Half way up the hills and eclectic group gather at a narrow bar.
Leather jackets occupy seats by the door.
We sit for a cigarette length of time (cigarette length of time = 1 x 10 minutes + ≥ 10 minutes before and/or after cigarette) and walk the dimly lit corridor to the bar.
We sit at a table for two against a wall.
The band plays fiercely. I've seen them before.
Their moxie always brings a rowdy crowd.
Behind them apple crates cling to the wall, housing quirky decor. Books, globes and vintage cameras.
A projector casts lollipop swirls and a singing silhouette.
Drink specials: tequila mockingbird
I spoke to a Serbian girl I know. She always wears glitter and hazy eyes. The more questions I ask her the longer I can listen to her accent.
We spoke about the age old nature vs nurture enigma, and the life long impact of a child's first six years.
She asked me about my art.
It seems that's all anyone knows me for.
Outside, again, we sit. For 5 x cigarette length of time.
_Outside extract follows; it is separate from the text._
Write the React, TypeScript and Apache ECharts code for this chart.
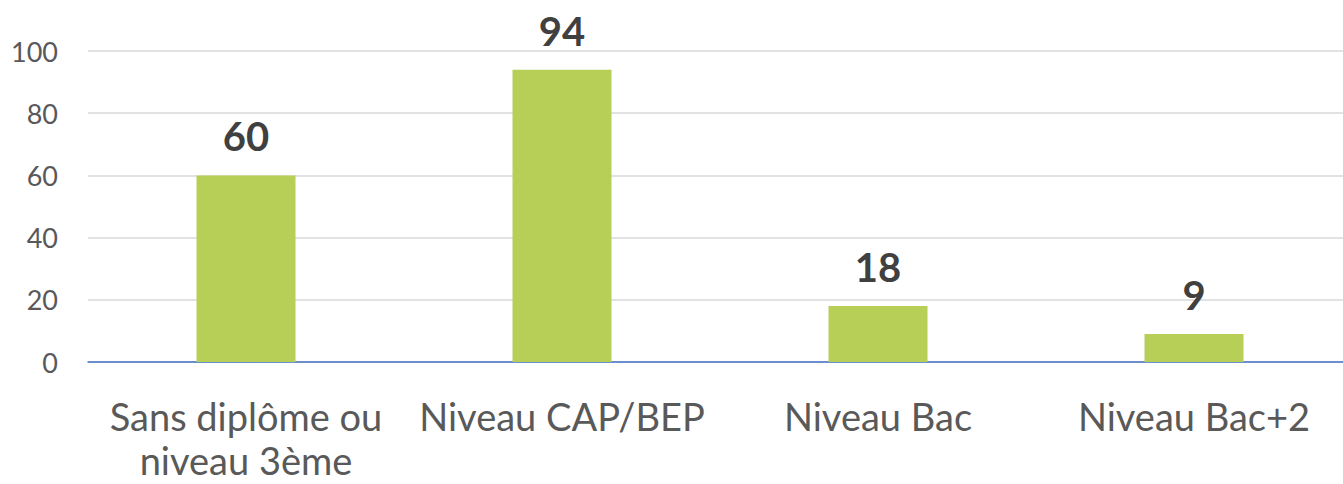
import React, { useEffect, useRef } from "react";
import * as echarts from "echarts";

const categories = ["Sans diplôme ou\nniveau 3ème", "Niveau CAP/BEP", "Niveau Bac", "Niveau Bac+2"];
const values = [60, 94, 18, 9];
const yTicks = { min: 0, max: 100, interval: 20 };

export default function App() {
  const ref = useRef<HTMLDivElement>(null);
  useEffect(() => {
    document.body.style.margin = "0";
    const chart = echarts.init(ref.current!, null, { renderer: "svg" });
    chart.setOption({
      animation: false,
      textStyle: { fontFamily: "Lato" },
      grid: { left: 88, right: 0, top: 51, bottom: 122, containLabel: false },
      xAxis: {
        type: "category",
        data: categories,
        axisLine: { show: true, lineStyle: { color: "#4472C4", width: 1.5 } },
        axisTick: { show: false },
        axisLabel: {
          color: "#595959",
          fontSize: 38,
          fontFamily: "Lato",
          lineHeight: 44,
          margin: 32,
          interval: 0,
        },
      },
      yAxis: {
        type: "value",
        min: yTicks.min,
        max: yTicks.max,
        interval: yTicks.interval,
        axisLine: { show: false },
        axisTick: { show: false },
        splitLine: { lineStyle: { color: "#D9D9D9", width: 1.5 } },
        axisLabel: { color: "#595959", fontSize: 27, fontFamily: "Lato", margin: 30 },
      },
      series: [
        {
          type: "bar",
          data: values,
          barWidth: 99,
          itemStyle: { color: "#B8CF57" },
          label: {
            show: true,
            position: "top",
            distance: 19,
            color: "#404040",
            fontSize: 40,
            fontWeight: "bold",
            fontFamily: "Lato",
          },
        },
      ],
    });
    return () => chart.dispose();
  }, []);
  return (
    <div style={{ width: 1343, height: 484, overflow: "hidden" }}>
      <div ref={ref} style={{ width: 1352, height: 484 }} />
    </div>
  );
}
Around me people talk... and talk..... talk.... ta... l... k.
I'm sober. Too **** sober.
My daydreams are broken by a man. He's bubbly and smiles a lot. I like bubbly, smiley strangers.
We exchange stories of our current lives. He's a graphic designer, and tells me I should merge my art and writing into film, and gifts me a flashlight.
I like quirky, bubbly, smiley strangers.
I'm left to retreat back into my own thoughts. It's less lonely in there.
I sort through memories, recite lyrics, observe the people around me and watch them closely. Their body language, the way they bring their glass to their mouth and blow their smoke.
People interest me most doing nothing in particular.
But I miss something, and I can't quite pinpoint what.